• WORK TO BE COMPLETED
Locate all lines with the word "React". Copy them.

(Figure scripts)
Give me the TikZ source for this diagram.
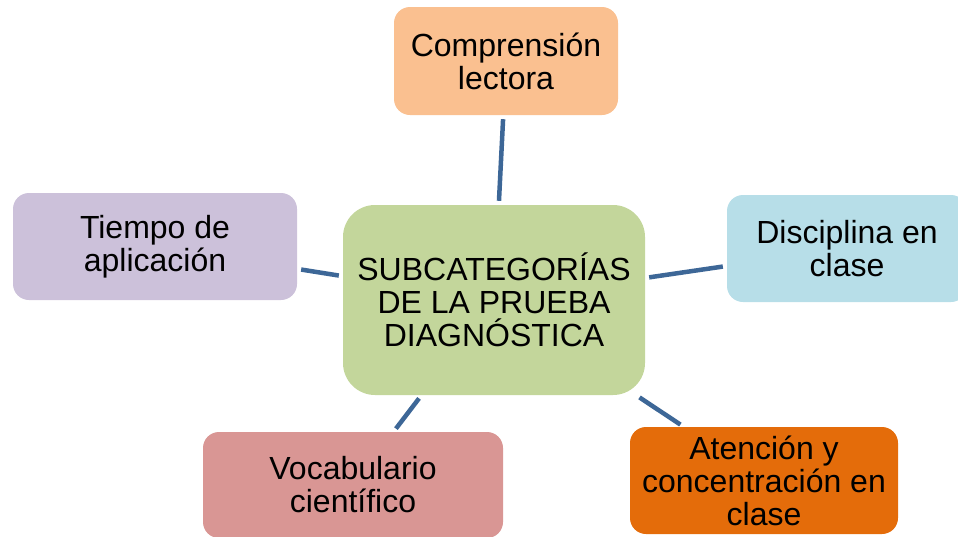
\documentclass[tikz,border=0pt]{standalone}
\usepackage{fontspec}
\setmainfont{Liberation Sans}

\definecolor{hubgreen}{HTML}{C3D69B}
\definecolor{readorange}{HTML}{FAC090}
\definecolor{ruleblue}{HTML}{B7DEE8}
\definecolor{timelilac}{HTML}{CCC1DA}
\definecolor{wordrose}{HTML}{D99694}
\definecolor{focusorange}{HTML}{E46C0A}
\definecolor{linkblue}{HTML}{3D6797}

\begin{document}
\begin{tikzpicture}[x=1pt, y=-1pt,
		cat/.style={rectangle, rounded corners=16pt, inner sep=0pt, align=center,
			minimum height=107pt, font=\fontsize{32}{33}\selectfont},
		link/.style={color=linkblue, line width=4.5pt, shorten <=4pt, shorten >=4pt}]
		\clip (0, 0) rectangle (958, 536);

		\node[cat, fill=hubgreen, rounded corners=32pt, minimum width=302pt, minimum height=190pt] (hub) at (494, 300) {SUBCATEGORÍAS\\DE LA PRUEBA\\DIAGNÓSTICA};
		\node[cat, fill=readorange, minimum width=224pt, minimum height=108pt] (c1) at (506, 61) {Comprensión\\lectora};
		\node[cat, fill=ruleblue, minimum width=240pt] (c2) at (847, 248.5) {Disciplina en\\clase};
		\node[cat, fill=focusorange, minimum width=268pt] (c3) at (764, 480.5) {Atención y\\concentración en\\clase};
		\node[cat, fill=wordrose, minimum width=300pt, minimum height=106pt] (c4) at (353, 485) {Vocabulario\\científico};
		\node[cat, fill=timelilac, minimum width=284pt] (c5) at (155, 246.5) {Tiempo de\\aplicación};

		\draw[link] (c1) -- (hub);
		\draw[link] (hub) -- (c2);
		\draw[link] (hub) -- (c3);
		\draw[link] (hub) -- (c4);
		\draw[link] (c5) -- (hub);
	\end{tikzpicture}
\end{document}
---
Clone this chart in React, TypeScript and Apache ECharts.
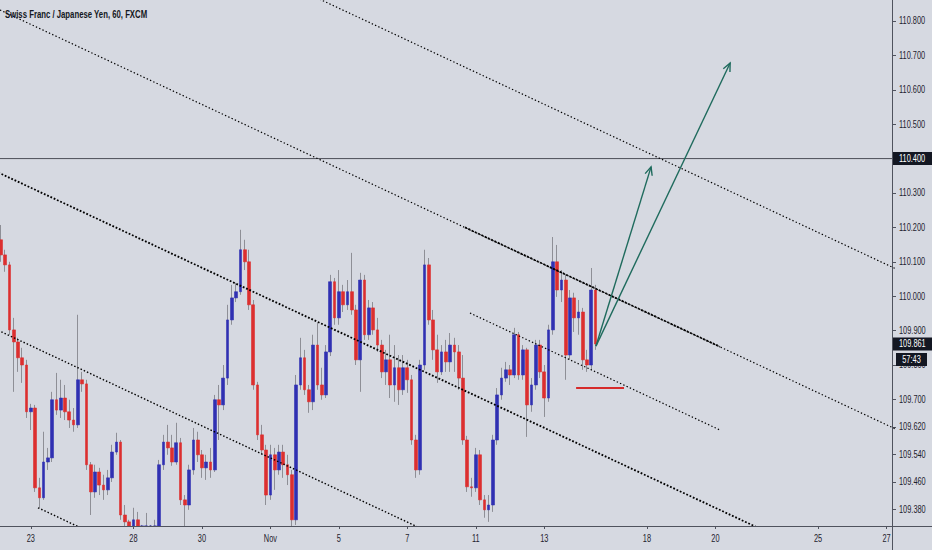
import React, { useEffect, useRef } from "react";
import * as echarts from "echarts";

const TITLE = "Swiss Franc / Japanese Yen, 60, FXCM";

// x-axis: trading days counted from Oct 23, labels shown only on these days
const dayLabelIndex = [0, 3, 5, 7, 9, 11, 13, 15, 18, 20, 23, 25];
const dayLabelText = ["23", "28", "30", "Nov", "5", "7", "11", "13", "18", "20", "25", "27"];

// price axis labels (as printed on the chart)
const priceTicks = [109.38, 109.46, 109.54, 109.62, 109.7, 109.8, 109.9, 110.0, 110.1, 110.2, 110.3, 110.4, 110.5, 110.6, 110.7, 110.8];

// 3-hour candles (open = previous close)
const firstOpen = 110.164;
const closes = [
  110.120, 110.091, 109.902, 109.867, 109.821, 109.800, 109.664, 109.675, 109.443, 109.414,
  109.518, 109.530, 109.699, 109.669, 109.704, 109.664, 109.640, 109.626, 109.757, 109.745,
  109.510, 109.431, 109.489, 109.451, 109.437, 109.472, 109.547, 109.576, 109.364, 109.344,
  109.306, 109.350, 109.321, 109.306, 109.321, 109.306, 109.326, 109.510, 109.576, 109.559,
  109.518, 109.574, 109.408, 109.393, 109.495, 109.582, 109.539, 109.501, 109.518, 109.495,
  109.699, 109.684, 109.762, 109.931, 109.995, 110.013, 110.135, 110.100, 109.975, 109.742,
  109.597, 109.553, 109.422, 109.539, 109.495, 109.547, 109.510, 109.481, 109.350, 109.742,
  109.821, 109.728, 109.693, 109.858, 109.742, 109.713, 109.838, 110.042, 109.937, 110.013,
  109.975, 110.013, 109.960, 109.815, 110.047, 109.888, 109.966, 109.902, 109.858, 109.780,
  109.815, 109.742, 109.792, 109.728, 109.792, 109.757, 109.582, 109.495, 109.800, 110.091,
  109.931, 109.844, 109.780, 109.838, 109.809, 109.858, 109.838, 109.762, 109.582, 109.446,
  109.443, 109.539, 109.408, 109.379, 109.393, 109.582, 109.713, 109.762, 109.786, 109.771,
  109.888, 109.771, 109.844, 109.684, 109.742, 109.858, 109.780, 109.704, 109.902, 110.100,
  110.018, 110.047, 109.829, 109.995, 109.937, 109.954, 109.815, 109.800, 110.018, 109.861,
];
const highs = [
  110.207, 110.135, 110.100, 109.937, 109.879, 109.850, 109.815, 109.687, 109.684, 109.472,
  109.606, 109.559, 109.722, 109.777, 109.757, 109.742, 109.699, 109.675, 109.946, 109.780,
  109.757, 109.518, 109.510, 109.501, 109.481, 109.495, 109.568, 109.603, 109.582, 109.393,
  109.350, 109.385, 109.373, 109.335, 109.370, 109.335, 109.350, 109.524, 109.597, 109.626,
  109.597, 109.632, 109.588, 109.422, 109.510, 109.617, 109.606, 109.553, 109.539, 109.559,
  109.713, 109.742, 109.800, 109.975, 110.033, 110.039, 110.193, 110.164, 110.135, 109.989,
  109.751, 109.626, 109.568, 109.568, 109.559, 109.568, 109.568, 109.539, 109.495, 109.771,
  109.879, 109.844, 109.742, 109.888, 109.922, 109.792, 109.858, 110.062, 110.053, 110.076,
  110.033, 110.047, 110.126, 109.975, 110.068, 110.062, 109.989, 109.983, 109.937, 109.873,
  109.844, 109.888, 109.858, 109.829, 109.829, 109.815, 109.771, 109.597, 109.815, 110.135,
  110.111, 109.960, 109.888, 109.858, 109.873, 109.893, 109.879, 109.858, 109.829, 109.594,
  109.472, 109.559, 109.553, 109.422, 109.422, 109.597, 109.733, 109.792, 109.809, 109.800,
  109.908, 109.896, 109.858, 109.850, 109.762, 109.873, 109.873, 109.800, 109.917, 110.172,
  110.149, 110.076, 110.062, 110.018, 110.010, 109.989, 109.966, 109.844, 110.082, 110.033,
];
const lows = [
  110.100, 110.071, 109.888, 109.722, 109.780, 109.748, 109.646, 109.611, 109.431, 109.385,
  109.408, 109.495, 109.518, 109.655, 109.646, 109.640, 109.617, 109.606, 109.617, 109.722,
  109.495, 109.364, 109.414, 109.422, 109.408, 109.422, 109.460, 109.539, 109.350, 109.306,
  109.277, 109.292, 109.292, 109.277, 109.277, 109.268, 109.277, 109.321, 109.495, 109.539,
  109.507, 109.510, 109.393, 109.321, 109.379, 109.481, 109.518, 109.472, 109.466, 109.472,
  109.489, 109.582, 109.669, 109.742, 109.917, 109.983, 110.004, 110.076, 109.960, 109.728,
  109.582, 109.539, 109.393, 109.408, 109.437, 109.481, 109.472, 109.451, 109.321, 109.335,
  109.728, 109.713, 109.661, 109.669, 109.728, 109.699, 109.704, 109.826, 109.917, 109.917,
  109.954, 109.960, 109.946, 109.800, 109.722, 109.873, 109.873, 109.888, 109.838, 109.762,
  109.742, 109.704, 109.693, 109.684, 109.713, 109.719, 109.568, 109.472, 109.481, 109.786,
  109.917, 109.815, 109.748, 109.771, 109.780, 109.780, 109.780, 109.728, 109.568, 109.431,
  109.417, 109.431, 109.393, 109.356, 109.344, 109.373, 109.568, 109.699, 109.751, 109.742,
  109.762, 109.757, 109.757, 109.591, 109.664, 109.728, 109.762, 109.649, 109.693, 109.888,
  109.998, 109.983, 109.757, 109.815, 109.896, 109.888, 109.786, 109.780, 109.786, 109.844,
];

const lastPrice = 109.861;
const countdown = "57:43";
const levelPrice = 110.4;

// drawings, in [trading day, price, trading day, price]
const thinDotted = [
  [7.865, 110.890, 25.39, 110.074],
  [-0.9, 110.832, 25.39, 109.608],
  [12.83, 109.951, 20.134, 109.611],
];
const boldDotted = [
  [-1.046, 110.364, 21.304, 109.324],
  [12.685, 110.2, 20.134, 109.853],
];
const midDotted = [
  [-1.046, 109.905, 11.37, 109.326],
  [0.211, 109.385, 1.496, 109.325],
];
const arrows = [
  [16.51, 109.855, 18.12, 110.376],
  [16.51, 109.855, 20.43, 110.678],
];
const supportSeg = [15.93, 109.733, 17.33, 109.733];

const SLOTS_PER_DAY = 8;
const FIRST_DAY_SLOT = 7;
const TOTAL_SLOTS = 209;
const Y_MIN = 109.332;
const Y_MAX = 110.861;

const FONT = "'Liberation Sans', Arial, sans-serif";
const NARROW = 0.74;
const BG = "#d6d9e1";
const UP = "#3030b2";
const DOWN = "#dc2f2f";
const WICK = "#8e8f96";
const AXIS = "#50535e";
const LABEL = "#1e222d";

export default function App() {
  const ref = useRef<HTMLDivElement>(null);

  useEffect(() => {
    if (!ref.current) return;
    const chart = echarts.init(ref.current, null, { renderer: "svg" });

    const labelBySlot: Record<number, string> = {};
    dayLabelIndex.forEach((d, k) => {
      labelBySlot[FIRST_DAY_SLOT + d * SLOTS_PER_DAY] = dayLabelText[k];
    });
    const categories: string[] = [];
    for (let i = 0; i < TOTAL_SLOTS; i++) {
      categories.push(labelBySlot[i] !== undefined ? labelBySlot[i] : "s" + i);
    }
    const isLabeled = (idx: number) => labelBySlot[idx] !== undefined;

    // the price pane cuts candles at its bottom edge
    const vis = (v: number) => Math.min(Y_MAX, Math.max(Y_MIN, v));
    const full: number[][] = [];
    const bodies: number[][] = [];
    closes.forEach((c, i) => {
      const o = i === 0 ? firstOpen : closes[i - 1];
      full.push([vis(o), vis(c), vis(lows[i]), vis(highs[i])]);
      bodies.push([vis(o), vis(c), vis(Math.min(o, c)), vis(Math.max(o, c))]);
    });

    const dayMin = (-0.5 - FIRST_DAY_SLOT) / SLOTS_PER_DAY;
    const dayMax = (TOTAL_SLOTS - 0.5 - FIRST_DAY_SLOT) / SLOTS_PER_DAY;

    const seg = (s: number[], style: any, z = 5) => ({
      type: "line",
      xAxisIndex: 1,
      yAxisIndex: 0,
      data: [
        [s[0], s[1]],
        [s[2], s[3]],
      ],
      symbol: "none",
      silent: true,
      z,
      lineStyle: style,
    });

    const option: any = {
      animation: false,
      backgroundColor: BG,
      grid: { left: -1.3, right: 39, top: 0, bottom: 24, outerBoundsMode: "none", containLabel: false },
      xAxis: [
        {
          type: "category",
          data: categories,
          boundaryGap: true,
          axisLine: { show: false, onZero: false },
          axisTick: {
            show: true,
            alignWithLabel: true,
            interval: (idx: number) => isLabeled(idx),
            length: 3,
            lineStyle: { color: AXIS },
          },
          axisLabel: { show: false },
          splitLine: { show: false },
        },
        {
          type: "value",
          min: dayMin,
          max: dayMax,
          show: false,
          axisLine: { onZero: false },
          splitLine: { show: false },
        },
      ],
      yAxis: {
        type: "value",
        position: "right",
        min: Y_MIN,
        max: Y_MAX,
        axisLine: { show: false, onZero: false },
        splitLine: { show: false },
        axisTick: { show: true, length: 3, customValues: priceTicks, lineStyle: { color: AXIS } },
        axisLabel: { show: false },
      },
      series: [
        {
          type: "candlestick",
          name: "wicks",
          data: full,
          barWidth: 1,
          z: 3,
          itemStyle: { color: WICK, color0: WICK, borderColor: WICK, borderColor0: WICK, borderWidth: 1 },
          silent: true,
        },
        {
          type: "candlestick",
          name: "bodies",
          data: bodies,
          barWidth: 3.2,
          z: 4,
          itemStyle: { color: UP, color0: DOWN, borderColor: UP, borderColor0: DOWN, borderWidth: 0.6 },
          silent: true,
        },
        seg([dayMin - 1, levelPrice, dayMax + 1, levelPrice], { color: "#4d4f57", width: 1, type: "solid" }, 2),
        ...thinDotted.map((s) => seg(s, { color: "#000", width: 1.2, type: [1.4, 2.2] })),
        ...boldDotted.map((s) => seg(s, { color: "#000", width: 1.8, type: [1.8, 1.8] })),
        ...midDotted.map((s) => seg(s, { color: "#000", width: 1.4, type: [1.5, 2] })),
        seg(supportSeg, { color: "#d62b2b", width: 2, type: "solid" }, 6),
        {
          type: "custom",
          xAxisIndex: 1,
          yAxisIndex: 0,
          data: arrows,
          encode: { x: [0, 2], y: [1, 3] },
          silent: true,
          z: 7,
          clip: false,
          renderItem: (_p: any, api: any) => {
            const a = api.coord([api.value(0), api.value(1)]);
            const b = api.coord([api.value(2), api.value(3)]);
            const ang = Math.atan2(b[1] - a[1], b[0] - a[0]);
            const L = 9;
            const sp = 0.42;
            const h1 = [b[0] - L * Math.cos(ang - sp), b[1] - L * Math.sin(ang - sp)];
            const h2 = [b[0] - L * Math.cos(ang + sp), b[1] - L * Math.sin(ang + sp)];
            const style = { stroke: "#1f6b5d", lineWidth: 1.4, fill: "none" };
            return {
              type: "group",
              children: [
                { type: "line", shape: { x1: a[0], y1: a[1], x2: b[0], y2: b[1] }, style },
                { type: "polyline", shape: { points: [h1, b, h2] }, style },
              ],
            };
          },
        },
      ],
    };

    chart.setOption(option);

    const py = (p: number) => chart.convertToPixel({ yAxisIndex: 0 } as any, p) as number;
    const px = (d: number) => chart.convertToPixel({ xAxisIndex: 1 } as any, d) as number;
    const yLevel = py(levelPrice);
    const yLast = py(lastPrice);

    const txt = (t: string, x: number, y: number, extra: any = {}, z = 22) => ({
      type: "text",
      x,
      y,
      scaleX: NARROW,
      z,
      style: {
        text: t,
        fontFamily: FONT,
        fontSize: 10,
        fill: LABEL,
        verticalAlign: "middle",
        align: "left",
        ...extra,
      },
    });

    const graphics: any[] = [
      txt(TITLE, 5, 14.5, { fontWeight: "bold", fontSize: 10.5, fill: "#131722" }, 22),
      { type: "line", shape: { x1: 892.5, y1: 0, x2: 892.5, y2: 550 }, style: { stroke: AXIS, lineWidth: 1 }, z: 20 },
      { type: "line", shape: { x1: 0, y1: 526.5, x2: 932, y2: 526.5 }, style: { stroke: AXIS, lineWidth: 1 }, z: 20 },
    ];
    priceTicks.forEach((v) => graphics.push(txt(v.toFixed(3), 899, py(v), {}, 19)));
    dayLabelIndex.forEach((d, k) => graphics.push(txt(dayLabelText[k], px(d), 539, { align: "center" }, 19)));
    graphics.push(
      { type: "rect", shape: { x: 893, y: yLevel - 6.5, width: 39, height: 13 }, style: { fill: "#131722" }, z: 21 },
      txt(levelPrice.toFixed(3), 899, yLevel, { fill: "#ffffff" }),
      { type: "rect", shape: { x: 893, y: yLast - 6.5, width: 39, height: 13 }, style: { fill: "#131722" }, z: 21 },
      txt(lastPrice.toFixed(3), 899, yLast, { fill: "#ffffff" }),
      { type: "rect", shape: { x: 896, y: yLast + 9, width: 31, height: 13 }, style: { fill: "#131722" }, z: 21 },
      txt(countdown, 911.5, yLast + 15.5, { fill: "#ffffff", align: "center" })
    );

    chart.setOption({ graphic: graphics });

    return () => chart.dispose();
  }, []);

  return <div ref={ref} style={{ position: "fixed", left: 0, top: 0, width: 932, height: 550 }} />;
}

• SOLUTION FOR THIS PROBLEM
Clone this chart in React, TypeScript and Apache ECharts.
import React, { useEffect, useRef } from "react";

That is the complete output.